### Collected material

━━━

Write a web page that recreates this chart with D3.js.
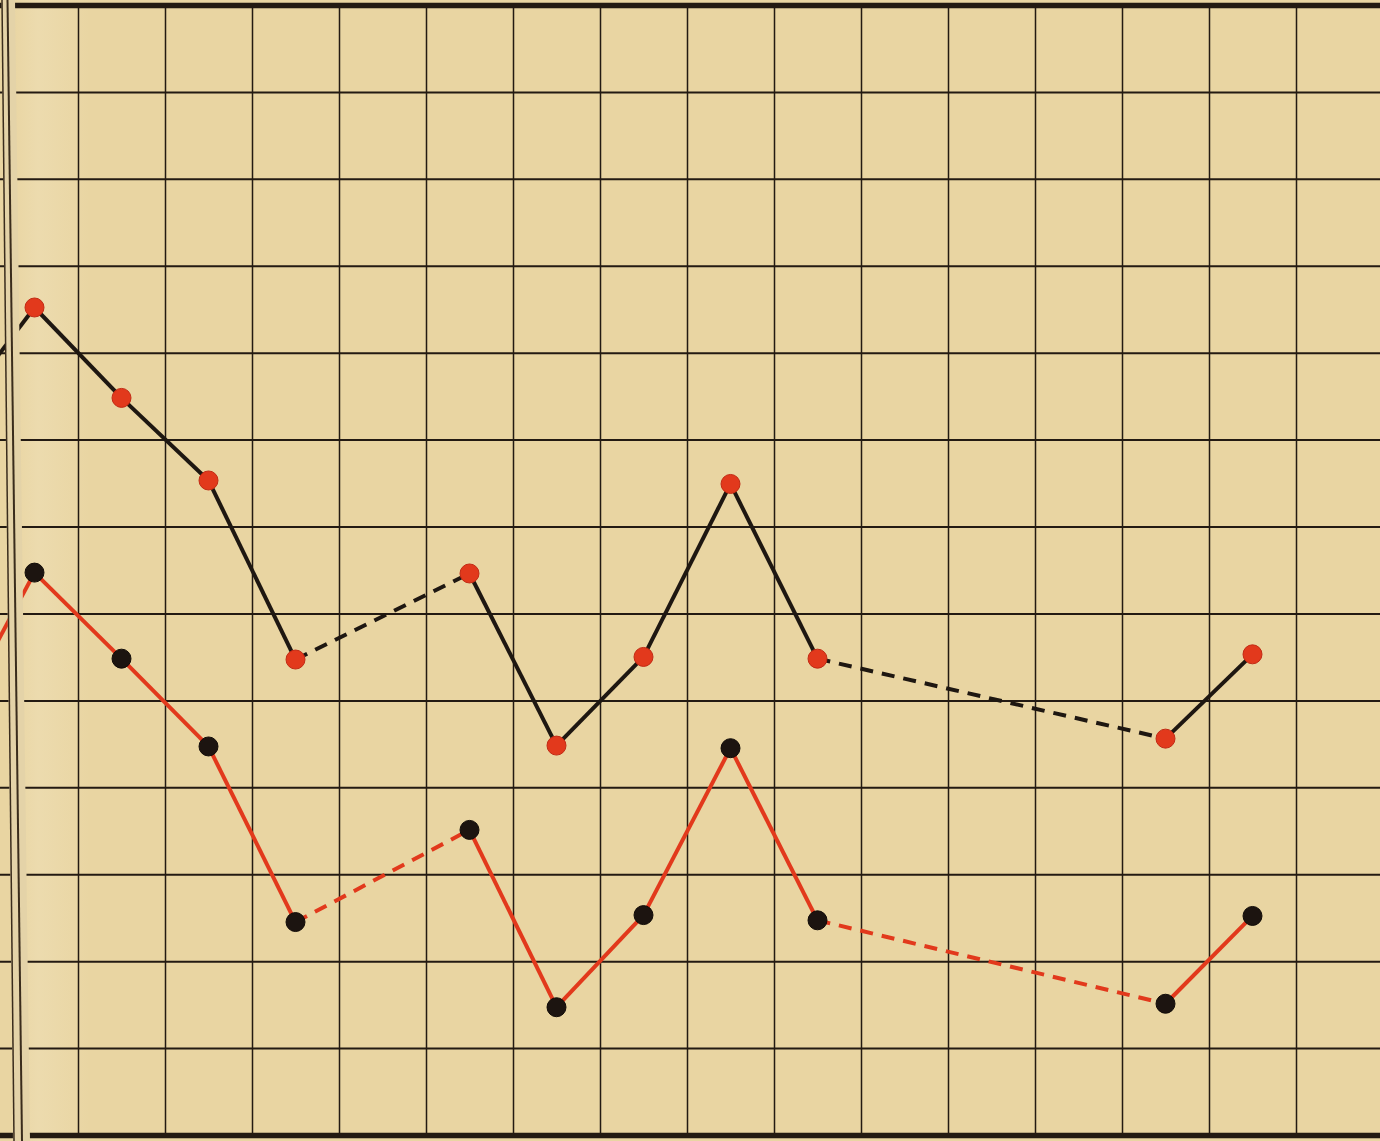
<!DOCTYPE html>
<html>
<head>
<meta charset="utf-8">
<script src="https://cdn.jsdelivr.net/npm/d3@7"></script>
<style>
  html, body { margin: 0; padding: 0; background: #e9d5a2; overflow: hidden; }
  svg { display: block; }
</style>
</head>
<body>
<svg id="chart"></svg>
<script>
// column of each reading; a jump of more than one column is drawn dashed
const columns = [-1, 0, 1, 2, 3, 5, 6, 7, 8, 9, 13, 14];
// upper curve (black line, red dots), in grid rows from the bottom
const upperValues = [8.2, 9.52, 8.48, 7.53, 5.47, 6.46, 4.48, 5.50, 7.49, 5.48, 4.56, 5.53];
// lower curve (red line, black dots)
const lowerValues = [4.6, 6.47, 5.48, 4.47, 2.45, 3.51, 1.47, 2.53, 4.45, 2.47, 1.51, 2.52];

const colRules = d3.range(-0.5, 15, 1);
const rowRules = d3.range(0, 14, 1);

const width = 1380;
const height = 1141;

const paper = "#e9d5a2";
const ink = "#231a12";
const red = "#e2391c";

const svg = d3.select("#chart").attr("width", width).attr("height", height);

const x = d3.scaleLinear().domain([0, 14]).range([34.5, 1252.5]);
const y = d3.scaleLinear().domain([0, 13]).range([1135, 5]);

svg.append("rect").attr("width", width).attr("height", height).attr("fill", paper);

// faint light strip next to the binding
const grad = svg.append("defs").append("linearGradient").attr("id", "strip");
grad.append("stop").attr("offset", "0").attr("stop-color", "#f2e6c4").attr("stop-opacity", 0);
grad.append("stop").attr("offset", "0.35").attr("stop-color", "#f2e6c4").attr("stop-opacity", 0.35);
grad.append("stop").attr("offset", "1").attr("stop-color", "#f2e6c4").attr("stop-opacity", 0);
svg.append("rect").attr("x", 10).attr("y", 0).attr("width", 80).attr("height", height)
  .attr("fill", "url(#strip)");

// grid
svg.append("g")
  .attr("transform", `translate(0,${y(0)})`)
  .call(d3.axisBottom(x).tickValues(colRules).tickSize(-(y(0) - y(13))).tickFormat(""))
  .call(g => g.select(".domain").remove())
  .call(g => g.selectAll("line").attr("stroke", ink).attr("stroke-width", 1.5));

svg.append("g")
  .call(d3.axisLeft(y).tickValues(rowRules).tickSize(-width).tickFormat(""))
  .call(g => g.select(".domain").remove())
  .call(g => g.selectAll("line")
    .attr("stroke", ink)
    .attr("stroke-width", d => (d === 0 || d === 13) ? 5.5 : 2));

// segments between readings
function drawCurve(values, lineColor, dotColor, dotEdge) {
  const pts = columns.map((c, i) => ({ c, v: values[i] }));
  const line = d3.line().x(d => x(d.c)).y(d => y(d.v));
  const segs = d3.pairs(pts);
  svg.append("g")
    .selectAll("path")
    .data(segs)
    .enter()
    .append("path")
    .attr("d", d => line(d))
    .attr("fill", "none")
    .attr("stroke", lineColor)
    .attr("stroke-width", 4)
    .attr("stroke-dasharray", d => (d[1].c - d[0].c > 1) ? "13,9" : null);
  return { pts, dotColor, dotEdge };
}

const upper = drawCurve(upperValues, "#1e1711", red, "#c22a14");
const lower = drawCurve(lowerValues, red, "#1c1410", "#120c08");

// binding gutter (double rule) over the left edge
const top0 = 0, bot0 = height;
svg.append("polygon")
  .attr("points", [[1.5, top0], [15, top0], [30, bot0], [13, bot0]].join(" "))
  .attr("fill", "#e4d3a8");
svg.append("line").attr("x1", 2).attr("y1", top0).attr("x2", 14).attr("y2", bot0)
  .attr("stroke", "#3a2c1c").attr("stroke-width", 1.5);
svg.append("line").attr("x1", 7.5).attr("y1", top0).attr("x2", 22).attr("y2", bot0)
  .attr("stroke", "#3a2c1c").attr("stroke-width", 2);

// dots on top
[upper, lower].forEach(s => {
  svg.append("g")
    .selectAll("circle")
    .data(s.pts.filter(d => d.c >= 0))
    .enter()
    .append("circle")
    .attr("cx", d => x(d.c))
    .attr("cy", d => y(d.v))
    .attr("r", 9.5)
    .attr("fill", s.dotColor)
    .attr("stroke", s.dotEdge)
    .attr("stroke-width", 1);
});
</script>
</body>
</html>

━━━

### Your objective
All the lines above are to be reproduced exactly, except the pictures.

### Task result
Write a web page that recreates this chart with D3.js.
<!DOCTYPE html>
<html>
<head>
<meta charset="utf-8">
<script src="https://cdn.jsdelivr.net/npm/d3@7"></script>
<style>
  html, body { margin: 0; padding: 0; background: #e9d5a2; overflow: hidden; }
  svg { display: block; }
</style>
</head>
<body>
<svg id="chart"></svg>
<script>
// column of each reading; a jump of more than one column is drawn dashed
const columns = [-1, 0, 1, 2, 3, 5, 6, 7, 8, 9, 13, 14];
// upper curve (black line, red dots), in grid rows from the bottom
const upperValues = [8.2, 9.52, 8.48, 7.53, 5.47, 6.46, 4.48, 5.50, 7.49, 5.48, 4.56, 5.53];
// lower curve (red line, black dots)
const lowerValues = [4.6, 6.47, 5.48, 4.47, 2.45, 3.51, 1.47, 2.53, 4.45, 2.47, 1.51, 2.52];

const colRules = d3.range(-0.5, 15, 1);
const rowRules = d3.range(0, 14, 1);

const width = 1380;
const height = 1141;

const paper = "#e9d5a2";
const ink = "#231a12";
const red = "#e2391c";

const svg = d3.select("#chart").attr("width", width).attr("height", height);

const x = d3.scaleLinear().domain([0, 14]).range([34.5, 1252.5]);
const y = d3.scaleLinear().domain([0, 13]).range([1135, 5]);

svg.append("rect").attr("width", width).attr("height", height).attr("fill", paper);

// faint light strip next to the binding
const grad = svg.append("defs").append("linearGradient").attr("id", "strip");
grad.append("stop").attr("offset", "0").attr("stop-color", "#f2e6c4").attr("stop-opacity", 0);
grad.append("stop").attr("offset", "0.35").attr("stop-color", "#f2e6c4").attr("stop-opacity", 0.35);
grad.append("stop").attr("offset", "1").attr("stop-color", "#f2e6c4").attr("stop-opacity", 0);
svg.append("rect").attr("x", 10).attr("y", 0).attr("width", 80).attr("height", height)
  .attr("fill", "url(#strip)");

// grid
svg.append("g")
  .attr("transform", `translate(0,${y(0)})`)
  .call(d3.axisBottom(x).tickValues(colRules).tickSize(-(y(0) - y(13))).tickFormat(""))
  .call(g => g.select(".domain").remove())
  .call(g => g.selectAll("line").attr("stroke", ink).attr("stroke-width", 1.5));

svg.append("g")
  .call(d3.axisLeft(y).tickValues(rowRules).tickSize(-width).tickFormat(""))
  .call(g => g.select(".domain").remove())
  .call(g => g.selectAll("line")
    .attr("stroke", ink)
    .attr("stroke-width", d => (d === 0 || d === 13) ? 5.5 : 2));

// segments between readings
function drawCurve(values, lineColor, dotColor, dotEdge) {
  const pts = columns.map((c, i) => ({ c, v: values[i] }));
  const line = d3.line().x(d => x(d.c)).y(d => y(d.v));
  const segs = d3.pairs(pts);
  svg.append("g")
    .selectAll("path")
    .data(segs)
    .enter()
    .append("path")
    .attr("d", d => line(d))
    .attr("fill", "none")
    .attr("stroke", lineColor)
    .attr("stroke-width", 4)
    .attr("stroke-dasharray", d => (d[1].c - d[0].c > 1) ? "13,9" : null);
  return { pts, dotColor, dotEdge };
}

const upper = drawCurve(upperValues, "#1e1711", red, "#c22a14");
const lower = drawCurve(lowerValues, red, "#1c1410", "#120c08");

// binding gutter (double rule) over the left edge
const top0 = 0, bot0 = height;
svg.append("polygon")
  .attr("points", [[1.5, top0], [15, top0], [30, bot0], [13, bot0]].join(" "))
  .attr("fill", "#e4d3a8");
svg.append("line").attr("x1", 2).attr("y1", top0).attr("x2", 14).attr("y2", bot0)
  .attr("stroke", "#3a2c1c").attr("stroke-width", 1.5);
svg.append("line").attr("x1", 7.5).attr("y1", top0).attr("x2", 22).attr("y2", bot0)
  .attr("stroke", "#3a2c1c").attr("stroke-width", 2);

// dots on top
[upper, lower].forEach(s => {
  svg.append("g")
    .selectAll("circle")
    .data(s.pts.filter(d => d.c >= 0))
    .enter()
    .append("circle")
    .attr("cx", d => x(d.c))
    .attr("cy", d => y(d.v))
    .attr("r", 9.5)
    .attr("fill", s.dotColor)
    .attr("stroke", s.dotEdge)
    .attr("stroke-width", 1);
});
</script>
</body>
</html>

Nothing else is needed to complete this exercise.